We need a minister Gar to join the dots, to remind us where all that Orwellian nonsense is first trialled and implemented: in Tibet. That means Tibet is no longer an afterthought, it is central to the world we are now in, where huge high tech monopolies dominate our lives, know exactly who we are and what we want, and make their money from selling their data on you and me to product makers. There is a rapid convergence here, in which China and the rest of the world are not really different, and if anything China is the leader we are all following, with Tibet in the vanguard as laboratory for testing big data gathered from our every move. That’s a major opportunity.

Only Tibetans can make that pitch. Even if I live on a while, there is not much one old white guy in a village in peripheral Australia can do, other than watch carefully. So that is my pitch, to you, the Tibetan reader, to become a new Gedun Chophel.

I do owe you an explanation, and it morphed into an exhortation. Is this my “last will and testament?” No one knows. May we meet again online, in this world as well as the next.

 

 

7 replies on “NOT THE LAST BLOG POST”

Thu Je Che Gab la,
I’m delighted to learn about your regaining health
and yet pained to know that you’ve been unwell.
Your blog is a resource for the world with facts and knowledge
about effects of Chinese occupation of our country Tibet. Your legacy will definitely live on and each and every Tibetan owe it to you.
May you live long and strong for there is miles to go before we sleep.
Sending warm Regards and prayers for your good health.

Dear Gabriel,
Thank you for sharing about your health through this long, moving and elaborate post chronicling your journey on the cancer treadmill. I am so happy to read that your health has recovered and you do not have to undergo painful chemos any longer. May almighty bless you further. Also, thank you for sharing your concerns on CCP’s policies in Tibet and on the Tibet issue in general.
Your insight and knowledge of Tibet are formidable.

May whatever time you have left be full of insight. You continue to be an inspiration to me and many others. You have been and continue to be a great friend of Tibet. Thank you.

So sorry to hear of your illness,Gabriel, and didn’t know about your blog. As you say and I very well know, none knows when time’s up!
We went to Kham 2 yrs ago and are due to go for another retreat in 2 months. The teacher has a very different take on the intentions of the Environment Minister and views on returning nomads to the altitudes, saying now they prefer town life! Would be interesting to discuss with you or give you any info from our next visit that may be useful.
Wishing you a wondrous cure, or at least a pain-free time.

Dear Gabriel,

I am sorry, yet strengthened to learn about your cancer and your thoughts as I just completed a 6 week chemo and radiation. I have decided to leave my life in the hands of my Guru and Yidam and move along, continuing my services to others and especially in empowerment of Tibetan and Himalayan Buddhist nuns. The nun should now think of giving back to the community and benefitting others with their Geshema and Acharya degrees.

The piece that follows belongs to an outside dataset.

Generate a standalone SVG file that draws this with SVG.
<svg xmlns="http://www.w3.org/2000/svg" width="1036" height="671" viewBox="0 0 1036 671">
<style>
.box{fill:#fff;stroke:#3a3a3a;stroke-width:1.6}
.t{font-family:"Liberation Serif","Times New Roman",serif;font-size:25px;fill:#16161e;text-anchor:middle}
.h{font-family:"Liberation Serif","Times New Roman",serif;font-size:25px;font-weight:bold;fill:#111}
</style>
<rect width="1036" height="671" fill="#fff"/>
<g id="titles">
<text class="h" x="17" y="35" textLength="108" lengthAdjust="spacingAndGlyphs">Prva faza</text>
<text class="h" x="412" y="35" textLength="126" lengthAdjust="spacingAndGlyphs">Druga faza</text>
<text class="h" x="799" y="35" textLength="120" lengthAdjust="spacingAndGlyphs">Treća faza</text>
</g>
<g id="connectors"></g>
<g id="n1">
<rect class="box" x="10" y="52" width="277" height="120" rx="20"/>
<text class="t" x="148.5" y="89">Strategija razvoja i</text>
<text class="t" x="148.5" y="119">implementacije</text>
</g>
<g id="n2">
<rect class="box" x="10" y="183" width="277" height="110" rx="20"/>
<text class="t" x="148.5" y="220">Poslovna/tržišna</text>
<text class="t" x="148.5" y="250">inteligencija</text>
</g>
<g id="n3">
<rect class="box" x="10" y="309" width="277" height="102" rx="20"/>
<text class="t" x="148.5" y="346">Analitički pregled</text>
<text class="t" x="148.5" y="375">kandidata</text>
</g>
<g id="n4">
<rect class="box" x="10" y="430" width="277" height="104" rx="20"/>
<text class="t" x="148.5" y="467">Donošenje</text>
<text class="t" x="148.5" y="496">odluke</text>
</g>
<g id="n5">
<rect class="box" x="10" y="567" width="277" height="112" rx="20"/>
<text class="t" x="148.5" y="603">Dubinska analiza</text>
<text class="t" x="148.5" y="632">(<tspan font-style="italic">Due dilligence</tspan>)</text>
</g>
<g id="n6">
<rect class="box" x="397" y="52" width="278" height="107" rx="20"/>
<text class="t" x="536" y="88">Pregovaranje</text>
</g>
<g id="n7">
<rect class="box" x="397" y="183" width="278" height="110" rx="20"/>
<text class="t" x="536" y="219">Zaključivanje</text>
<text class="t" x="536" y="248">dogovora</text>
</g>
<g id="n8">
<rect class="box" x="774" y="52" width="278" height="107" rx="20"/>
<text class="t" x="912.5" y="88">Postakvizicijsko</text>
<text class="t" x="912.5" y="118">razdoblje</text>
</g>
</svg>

I am also taking Tibetan medicine and trying to regain my health.

Thank you for your work on Tibet. Your gift of a Mongolian Costume book when you came to work with us at the Planning Council, CTA has inspired me to write a book, Costumes and Jewellery of Tibet, to be launched on 11th July by Tibet Museum, Dharamsala. The book and the sales have been given to the Museum to continue more work on Tibet.

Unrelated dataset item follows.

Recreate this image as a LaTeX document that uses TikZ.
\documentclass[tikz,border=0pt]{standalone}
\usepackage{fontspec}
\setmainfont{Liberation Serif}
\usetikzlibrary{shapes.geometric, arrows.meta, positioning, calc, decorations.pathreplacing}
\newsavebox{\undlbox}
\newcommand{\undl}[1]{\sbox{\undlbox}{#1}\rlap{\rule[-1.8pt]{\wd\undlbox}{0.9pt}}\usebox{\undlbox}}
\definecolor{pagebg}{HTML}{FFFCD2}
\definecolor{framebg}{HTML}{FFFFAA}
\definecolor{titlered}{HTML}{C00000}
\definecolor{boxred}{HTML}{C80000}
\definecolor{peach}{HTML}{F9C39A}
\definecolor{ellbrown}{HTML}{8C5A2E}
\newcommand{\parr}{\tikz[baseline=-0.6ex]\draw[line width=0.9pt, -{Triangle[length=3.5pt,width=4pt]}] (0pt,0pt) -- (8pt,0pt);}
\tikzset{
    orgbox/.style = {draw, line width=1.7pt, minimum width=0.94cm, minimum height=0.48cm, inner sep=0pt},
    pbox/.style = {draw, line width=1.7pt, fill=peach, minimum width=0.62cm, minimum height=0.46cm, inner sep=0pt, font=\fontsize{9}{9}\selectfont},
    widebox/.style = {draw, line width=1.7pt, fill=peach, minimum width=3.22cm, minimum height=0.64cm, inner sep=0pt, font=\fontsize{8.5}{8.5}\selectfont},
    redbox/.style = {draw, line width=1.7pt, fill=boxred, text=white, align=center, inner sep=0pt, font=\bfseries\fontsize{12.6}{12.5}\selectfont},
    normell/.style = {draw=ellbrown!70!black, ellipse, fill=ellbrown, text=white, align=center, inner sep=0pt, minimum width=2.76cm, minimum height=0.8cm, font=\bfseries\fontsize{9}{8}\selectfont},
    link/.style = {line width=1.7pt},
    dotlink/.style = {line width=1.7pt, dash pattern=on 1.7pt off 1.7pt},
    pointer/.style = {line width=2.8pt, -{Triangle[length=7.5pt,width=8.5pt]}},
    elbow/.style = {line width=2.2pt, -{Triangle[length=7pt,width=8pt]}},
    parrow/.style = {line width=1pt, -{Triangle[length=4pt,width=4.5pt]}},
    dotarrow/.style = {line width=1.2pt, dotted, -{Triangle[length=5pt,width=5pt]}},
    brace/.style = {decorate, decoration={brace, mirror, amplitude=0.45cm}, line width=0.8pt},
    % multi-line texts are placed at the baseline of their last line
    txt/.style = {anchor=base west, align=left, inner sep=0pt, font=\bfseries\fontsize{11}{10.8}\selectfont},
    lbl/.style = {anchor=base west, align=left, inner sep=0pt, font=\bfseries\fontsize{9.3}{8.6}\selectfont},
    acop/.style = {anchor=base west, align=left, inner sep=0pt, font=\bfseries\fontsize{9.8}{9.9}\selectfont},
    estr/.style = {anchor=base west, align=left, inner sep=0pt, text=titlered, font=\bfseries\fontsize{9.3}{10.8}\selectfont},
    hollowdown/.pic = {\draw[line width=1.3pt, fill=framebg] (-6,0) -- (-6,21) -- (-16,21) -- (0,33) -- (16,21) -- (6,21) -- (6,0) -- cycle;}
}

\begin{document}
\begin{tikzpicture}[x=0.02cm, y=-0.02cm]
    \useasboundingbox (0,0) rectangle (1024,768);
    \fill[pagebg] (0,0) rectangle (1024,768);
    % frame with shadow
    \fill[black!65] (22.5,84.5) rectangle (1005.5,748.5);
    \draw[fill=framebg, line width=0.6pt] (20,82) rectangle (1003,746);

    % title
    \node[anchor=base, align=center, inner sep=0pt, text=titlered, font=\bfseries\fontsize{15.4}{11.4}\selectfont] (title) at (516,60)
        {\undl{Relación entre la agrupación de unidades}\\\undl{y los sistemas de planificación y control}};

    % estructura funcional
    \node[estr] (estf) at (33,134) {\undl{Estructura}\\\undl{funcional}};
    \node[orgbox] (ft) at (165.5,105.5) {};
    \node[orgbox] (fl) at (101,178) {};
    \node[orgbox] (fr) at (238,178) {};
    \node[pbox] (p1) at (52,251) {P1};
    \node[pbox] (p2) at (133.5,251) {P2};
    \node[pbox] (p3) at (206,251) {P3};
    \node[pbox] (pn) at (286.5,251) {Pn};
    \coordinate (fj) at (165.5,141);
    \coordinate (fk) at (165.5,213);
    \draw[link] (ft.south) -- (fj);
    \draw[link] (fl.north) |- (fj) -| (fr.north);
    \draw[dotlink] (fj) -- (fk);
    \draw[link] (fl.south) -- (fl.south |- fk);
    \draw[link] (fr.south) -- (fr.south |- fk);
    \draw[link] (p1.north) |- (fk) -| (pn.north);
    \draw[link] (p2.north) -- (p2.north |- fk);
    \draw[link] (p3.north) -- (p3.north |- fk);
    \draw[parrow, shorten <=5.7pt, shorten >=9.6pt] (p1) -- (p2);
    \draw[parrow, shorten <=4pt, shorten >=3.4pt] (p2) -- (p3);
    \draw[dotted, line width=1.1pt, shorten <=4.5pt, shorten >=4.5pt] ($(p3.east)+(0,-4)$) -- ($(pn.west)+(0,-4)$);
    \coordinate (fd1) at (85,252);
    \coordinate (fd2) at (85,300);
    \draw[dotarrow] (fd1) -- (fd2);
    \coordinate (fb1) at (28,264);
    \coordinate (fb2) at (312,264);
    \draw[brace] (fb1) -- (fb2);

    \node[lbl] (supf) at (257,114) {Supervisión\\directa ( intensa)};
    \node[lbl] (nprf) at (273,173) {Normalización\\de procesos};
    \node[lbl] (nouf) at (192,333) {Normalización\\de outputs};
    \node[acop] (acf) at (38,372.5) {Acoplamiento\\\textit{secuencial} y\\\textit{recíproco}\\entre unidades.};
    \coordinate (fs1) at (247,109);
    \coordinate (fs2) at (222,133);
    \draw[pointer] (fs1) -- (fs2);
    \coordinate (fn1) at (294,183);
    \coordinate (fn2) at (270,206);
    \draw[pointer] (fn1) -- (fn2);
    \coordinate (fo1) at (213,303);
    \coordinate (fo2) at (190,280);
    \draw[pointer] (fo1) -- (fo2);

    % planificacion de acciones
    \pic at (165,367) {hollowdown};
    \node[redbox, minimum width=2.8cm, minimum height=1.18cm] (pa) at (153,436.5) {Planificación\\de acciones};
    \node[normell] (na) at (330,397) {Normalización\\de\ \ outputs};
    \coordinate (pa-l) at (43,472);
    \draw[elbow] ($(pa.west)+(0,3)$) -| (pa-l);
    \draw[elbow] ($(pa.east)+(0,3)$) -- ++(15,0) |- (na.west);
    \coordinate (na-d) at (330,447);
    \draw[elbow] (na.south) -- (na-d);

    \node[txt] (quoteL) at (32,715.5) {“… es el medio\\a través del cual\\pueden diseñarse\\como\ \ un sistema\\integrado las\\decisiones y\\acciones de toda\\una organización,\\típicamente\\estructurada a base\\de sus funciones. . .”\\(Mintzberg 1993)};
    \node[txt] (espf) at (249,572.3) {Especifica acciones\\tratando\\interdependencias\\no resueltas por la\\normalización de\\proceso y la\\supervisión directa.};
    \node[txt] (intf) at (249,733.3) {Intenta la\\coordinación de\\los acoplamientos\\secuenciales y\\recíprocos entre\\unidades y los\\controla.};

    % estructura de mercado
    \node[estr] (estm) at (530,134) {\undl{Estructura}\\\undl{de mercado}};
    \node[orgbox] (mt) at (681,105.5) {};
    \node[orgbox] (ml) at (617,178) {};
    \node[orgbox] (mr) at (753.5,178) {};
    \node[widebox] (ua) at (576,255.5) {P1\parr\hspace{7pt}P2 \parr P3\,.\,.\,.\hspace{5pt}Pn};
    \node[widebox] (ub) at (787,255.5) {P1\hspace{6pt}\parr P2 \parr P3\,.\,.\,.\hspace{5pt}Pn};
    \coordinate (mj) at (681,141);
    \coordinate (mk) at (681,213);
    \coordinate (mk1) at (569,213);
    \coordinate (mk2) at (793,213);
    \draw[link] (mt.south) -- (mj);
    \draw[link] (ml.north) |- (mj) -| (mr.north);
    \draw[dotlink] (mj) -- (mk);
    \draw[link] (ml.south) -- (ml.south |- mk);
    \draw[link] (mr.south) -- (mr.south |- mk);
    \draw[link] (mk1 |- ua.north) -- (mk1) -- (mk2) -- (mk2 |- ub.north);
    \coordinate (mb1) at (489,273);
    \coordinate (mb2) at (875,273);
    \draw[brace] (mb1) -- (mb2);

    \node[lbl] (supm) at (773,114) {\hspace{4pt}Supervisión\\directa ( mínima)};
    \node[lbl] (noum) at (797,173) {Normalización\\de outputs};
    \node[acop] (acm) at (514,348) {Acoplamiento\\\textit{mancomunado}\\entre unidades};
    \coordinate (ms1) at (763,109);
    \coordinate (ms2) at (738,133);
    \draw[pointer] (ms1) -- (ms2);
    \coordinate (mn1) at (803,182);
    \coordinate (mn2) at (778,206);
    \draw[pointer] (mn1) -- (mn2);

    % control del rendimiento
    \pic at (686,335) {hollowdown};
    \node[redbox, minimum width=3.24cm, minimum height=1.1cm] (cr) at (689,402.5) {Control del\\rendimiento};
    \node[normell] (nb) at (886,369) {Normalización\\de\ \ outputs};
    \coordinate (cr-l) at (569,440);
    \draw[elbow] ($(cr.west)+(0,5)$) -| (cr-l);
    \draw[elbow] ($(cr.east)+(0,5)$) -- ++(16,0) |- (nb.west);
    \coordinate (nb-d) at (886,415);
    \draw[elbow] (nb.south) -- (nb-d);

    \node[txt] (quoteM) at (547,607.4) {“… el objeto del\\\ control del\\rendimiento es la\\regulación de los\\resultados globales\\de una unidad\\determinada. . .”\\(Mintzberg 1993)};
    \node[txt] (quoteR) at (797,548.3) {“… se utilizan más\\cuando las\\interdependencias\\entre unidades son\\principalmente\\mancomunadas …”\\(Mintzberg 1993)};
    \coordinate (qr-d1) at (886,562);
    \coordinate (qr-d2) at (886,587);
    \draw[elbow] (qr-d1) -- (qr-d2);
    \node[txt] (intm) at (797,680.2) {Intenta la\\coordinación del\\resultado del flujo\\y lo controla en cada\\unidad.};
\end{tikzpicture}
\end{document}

Keep up your spirit and work and I am glad to finally find you on FB. Namgyal

Dear Gabriel,

I was casting around, wondering if you’d written anything about Chibese expansion in the Pacific and eventually found your blog.

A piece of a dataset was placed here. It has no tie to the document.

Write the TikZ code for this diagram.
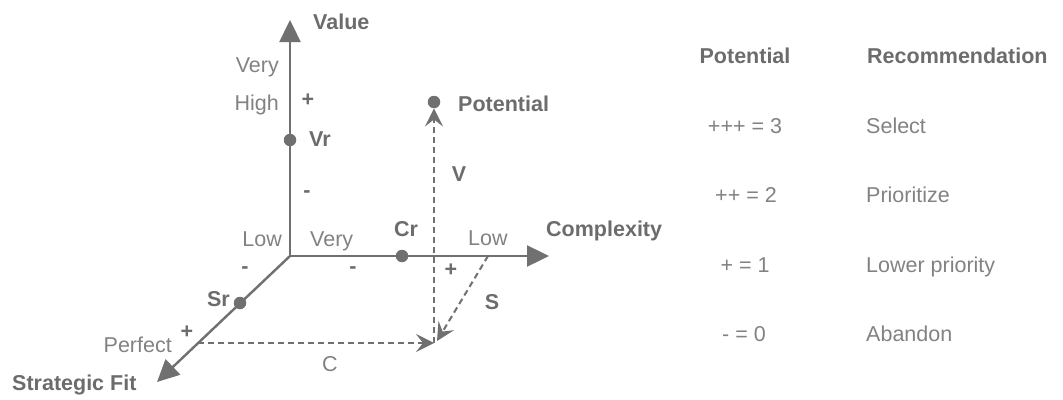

The chronicle of your cancer moved me. I remember you at Radio Australia, years ago. I seem to remember visiting you and your wife in your home in Caulfield many decades ago now. You may remember my Mum, Yvonne in the RA. newsroom. She died in 2014 from dementia – that wonderful brain of hers….

I notice you live in the hills now; lovely. All that fresh air. Well, relatively fresh!

After reading this eloquent account of your cancer fight I realize how trivial my question is now.

Your generous humour and your family will sustain you through all this. I remember you fondly, Gabriel, and wish you and your family well.